Restate each line of the listing exactly, without carrying over any pictures.

┄┄┄┄┄┄┄┄┄┄┄┄┄┄┄┄┄┄┄┄

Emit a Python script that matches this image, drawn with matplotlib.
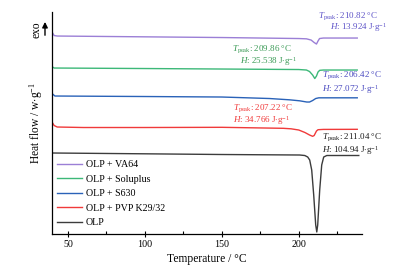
import numpy as np
import matplotlib
matplotlib.use("Agg")
import matplotlib.pyplot as plt
from matplotlib.ticker import MultipleLocator, NullLocator

plt.rcParams['font.family'] = ['Liberation Serif', 'DejaVu Serif']
plt.rcParams['mathtext.fontset'] = 'custom'
plt.rcParams['mathtext.rm'] = 'Liberation Serif'
plt.rcParams['mathtext.it'] = 'Liberation Serif:italic'

# DSC curves (heat flow in arbitrary stacked units)
t_va64 = [40, 41, 43, 100, 150, 200, 205, 208, 210, 211.5, 212.5, 213.5, 216, 238]
hf_va64 = [201, 198.5, 198, 197.2, 196.5, 195.5, 195.2, 194, 191.5, 190, 193, 195.5, 196, 196]

t_solu = [40, 41, 100, 150, 200, 205, 207, 209, 210.4, 211.5, 212.5, 213.6, 216, 238]
hf_solu = [167, 166, 165.5, 165, 164.5, 164, 162.5, 159, 155.5, 158, 162, 163.7, 164, 164]

t_s630 = [40, 41.5, 100, 150, 181, 194, 200.6, 205.2, 207, 209, 211, 213, 238]
hf_s630 = [140, 138, 137.5, 137, 135.5, 134.2, 133.2, 132, 132, 133.5, 135.5, 136.2, 136.2]

t_pvp = [40, 41, 43, 60, 100, 150, 190, 195, 200, 204, 207, 209, 210, 211.5, 212.5, 216, 238]
hf_pvp = [111, 108.5, 107, 106.5, 106.5, 106.7, 105.7, 105.2, 104, 101.5, 99, 97.7, 98.5, 103, 104.3, 104.6, 104.7]

t_olp = [40, 100, 150, 200.6, 203.9, 205.8, 207.1, 208.4, 209.7, 211.0, 211.7,
         212.3, 213.6, 214.9, 216.2, 218.2, 239]
hf_olp = [81, 80.2, 79.5, 79, 78.5, 77, 74, 64, 39, 9, 2,
          9, 44, 69, 77, 78.5, 78.5]

labels = ['OLP + VA64', 'OLP + Soluplus', 'OLP + S630', 'OLP + PVP K29/32', 'OLP']
colors = ['#9b7fd6', '#3cb878', '#2a62b8', '#f03a3a', '#3c3c3c']
text_colors = ['#5e54c8', '#3a9a55', '#4a4ac0', '#f03a3a', '#1e1e1e']

t_peak = ['210.82', '209.86', '206.42', '207.22', '211.04']
enthalpy = ['13.924', '25.538', '27.072', '34.766', '104.94']
# annotation anchors (temperature, heat flow) for the two text lines
tp_pos = [(212.3, 218), (156.5, 185), (214.9, 159), (157.1, 126), (215, 96.5)]
h_pos = [(220, 207), (161.7, 173), (215, 145), (157.1, 114), (215, 84)]

fig = plt.figure(figsize=(4.04, 2.73), dpi=100)
ax = fig.add_axes([0.1287, 0.1429, 0.767, 0.813])

series = [(t_va64, hf_va64), (t_solu, hf_solu), (t_s630, hf_s630),
          (t_pvp, hf_pvp), (t_olp, hf_olp)]
for (t, hf), lab, c in zip(series, labels, colors):
    ax.plot(t, hf, color=c, lw=1.0, label=lab)

for i in range(5):
    ax.text(tp_pos[i][0], tp_pos[i][1],
            r'$T_{\mathrm{peak}}$: ' + t_peak[i] + ' \u00b0C',
            color=text_colors[i], fontsize=6.5, ha='left', va='center')
    ax.text(h_pos[i][0], h_pos[i][1],
            r'$H$: ' + enthalpy[i] + r' J$\cdot$g$^{-1}$',
            color=text_colors[i], fontsize=6.5, ha='left', va='center')

ax.set_xlim(39.6, 241)
ax.set_ylim(0, 222)
ax.spines['top'].set_visible(False)
ax.spines['right'].set_visible(False)
ax.spines['left'].set_linewidth(0.9)
ax.spines['bottom'].set_linewidth(0.9)
ax.yaxis.set_major_locator(NullLocator())
ax.xaxis.set_major_locator(MultipleLocator(50))
ax.xaxis.set_minor_locator(MultipleLocator(25))
ax.tick_params(axis='x', which='major', direction='inout', length=5, width=0.8,
               labelsize=7.2, pad=2)
ax.tick_params(axis='x', which='minor', direction='in', length=2.5, width=0.8)

ax.set_xlabel('Temperature / \u00b0C', fontsize=8.3, labelpad=3)
ax.set_ylabel(r'Heat flow / w$\cdot$g$^{-1}$', fontsize=8.3)
ax.yaxis.set_label_coords(-0.023, 0.5)

ax.text(-0.032, 0.919, 'exo', transform=ax.transAxes, rotation=90,
        ha='center', va='bottom', rotation_mode='anchor', fontsize=8.3)
ax.annotate('', xy=(-0.0226, 0.968), xytext=(-0.0226, 0.883),
            xycoords='axes fraction', textcoords='axes fraction',
            arrowprops=dict(arrowstyle='-|>', color='black', lw=1.0,
                            mutation_scale=8), annotation_clip=False)

ax.legend(loc='upper left', bbox_to_anchor=(0.016, 0.332), frameon=False,
          fontsize=7.2, handlelength=2.5, handletextpad=0.4,
          labelspacing=0.55, borderpad=0, borderaxespad=0)

fig.savefig('out.png', dpi=100)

┄┄┄┄┄┄┄┄┄┄┄┄┄┄┄┄┄┄┄┄

Response to the task:
Emit a Python script that matches this image, drawn with matplotlib.
import numpy as np
import matplotlib
matplotlib.use("Agg")
import matplotlib.pyplot as plt
from matplotlib.ticker import MultipleLocator, NullLocator

plt.rcParams['font.family'] = ['Liberation Serif', 'DejaVu Serif']
plt.rcParams['mathtext.fontset'] = 'custom'
plt.rcParams['mathtext.rm'] = 'Liberation Serif'
plt.rcParams['mathtext.it'] = 'Liberation Serif:italic'

# DSC curves (heat flow in arbitrary stacked units)
t_va64 = [40, 41, 43, 100, 150, 200, 205, 208, 210, 211.5, 212.5, 213.5, 216, 238]
hf_va64 = [201, 198.5, 198, 197.2, 196.5, 195.5, 195.2, 194, 191.5, 190, 193, 195.5, 196, 196]

t_solu = [40, 41, 100, 150, 200, 205, 207, 209, 210.4, 211.5, 212.5, 213.6, 216, 238]
hf_solu = [167, 166, 165.5, 165, 164.5, 164, 162.5, 159, 155.5, 158, 162, 163.7, 164, 164]

t_s630 = [40, 41.5, 100, 150, 181, 194, 200.6, 205.2, 207, 209, 211, 213, 238]
hf_s630 = [140, 138, 137.5, 137, 135.5, 134.2, 133.2, 132, 132, 133.5, 135.5, 136.2, 136.2]

t_pvp = [40, 41, 43, 60, 100, 150, 190, 195, 200, 204, 207, 209, 210, 211.5, 212.5, 216, 238]
hf_pvp = [111, 108.5, 107, 106.5, 106.5, 106.7, 105.7, 105.2, 104, 101.5, 99, 97.7, 98.5, 103, 104.3, 104.6, 104.7]

t_olp = [40, 100, 150, 200.6, 203.9, 205.8, 207.1, 208.4, 209.7, 211.0, 211.7,
         212.3, 213.6, 214.9, 216.2, 218.2, 239]
hf_olp = [81, 80.2, 79.5, 79, 78.5, 77, 74, 64, 39, 9, 2,
          9, 44, 69, 77, 78.5, 78.5]

labels = ['OLP + VA64', 'OLP + Soluplus', 'OLP + S630', 'OLP + PVP K29/32', 'OLP']
colors = ['#9b7fd6', '#3cb878', '#2a62b8', '#f03a3a', '#3c3c3c']
text_colors = ['#5e54c8', '#3a9a55', '#4a4ac0', '#f03a3a', '#1e1e1e']

t_peak = ['210.82', '209.86', '206.42', '207.22', '211.04']
enthalpy = ['13.924', '25.538', '27.072', '34.766', '104.94']
# annotation anchors (temperature, heat flow) for the two text lines
tp_pos = [(212.3, 218), (156.5, 185), (214.9, 159), (157.1, 126), (215, 96.5)]
h_pos = [(220, 207), (161.7, 173), (215, 145), (157.1, 114), (215, 84)]

fig = plt.figure(figsize=(4.04, 2.73), dpi=100)
ax = fig.add_axes([0.1287, 0.1429, 0.767, 0.813])

series = [(t_va64, hf_va64), (t_solu, hf_solu), (t_s630, hf_s630),
          (t_pvp, hf_pvp), (t_olp, hf_olp)]
for (t, hf), lab, c in zip(series, labels, colors):
    ax.plot(t, hf, color=c, lw=1.0, label=lab)

for i in range(5):
    ax.text(tp_pos[i][0], tp_pos[i][1],
            r'$T_{\mathrm{peak}}$: ' + t_peak[i] + ' \u00b0C',
            color=text_colors[i], fontsize=6.5, ha='left', va='center')
    ax.text(h_pos[i][0], h_pos[i][1],
            r'$H$: ' + enthalpy[i] + r' J$\cdot$g$^{-1}$',
            color=text_colors[i], fontsize=6.5, ha='left', va='center')

ax.set_xlim(39.6, 241)
ax.set_ylim(0, 222)
ax.spines['top'].set_visible(False)
ax.spines['right'].set_visible(False)
ax.spines['left'].set_linewidth(0.9)
ax.spines['bottom'].set_linewidth(0.9)
ax.yaxis.set_major_locator(NullLocator())
ax.xaxis.set_major_locator(MultipleLocator(50))
ax.xaxis.set_minor_locator(MultipleLocator(25))
ax.tick_params(axis='x', which='major', direction='inout', length=5, width=0.8,
               labelsize=7.2, pad=2)
ax.tick_params(axis='x', which='minor', direction='in', length=2.5, width=0.8)

ax.set_xlabel('Temperature / \u00b0C', fontsize=8.3, labelpad=3)
ax.set_ylabel(r'Heat flow / w$\cdot$g$^{-1}$', fontsize=8.3)
ax.yaxis.set_label_coords(-0.023, 0.5)

ax.text(-0.032, 0.919, 'exo', transform=ax.transAxes, rotation=90,
        ha='center', va='bottom', rotation_mode='anchor', fontsize=8.3)
ax.annotate('', xy=(-0.0226, 0.968), xytext=(-0.0226, 0.883),
            xycoords='axes fraction', textcoords='axes fraction',
            arrowprops=dict(arrowstyle='-|>', color='black', lw=1.0,
                            mutation_scale=8), annotation_clip=False)

ax.legend(loc='upper left', bbox_to_anchor=(0.016, 0.332), frameon=False,
          fontsize=7.2, handlelength=2.5, handletextpad=0.4,
          labelspacing=0.55, borderpad=0, borderaxespad=0)

fig.savefig('out.png', dpi=100)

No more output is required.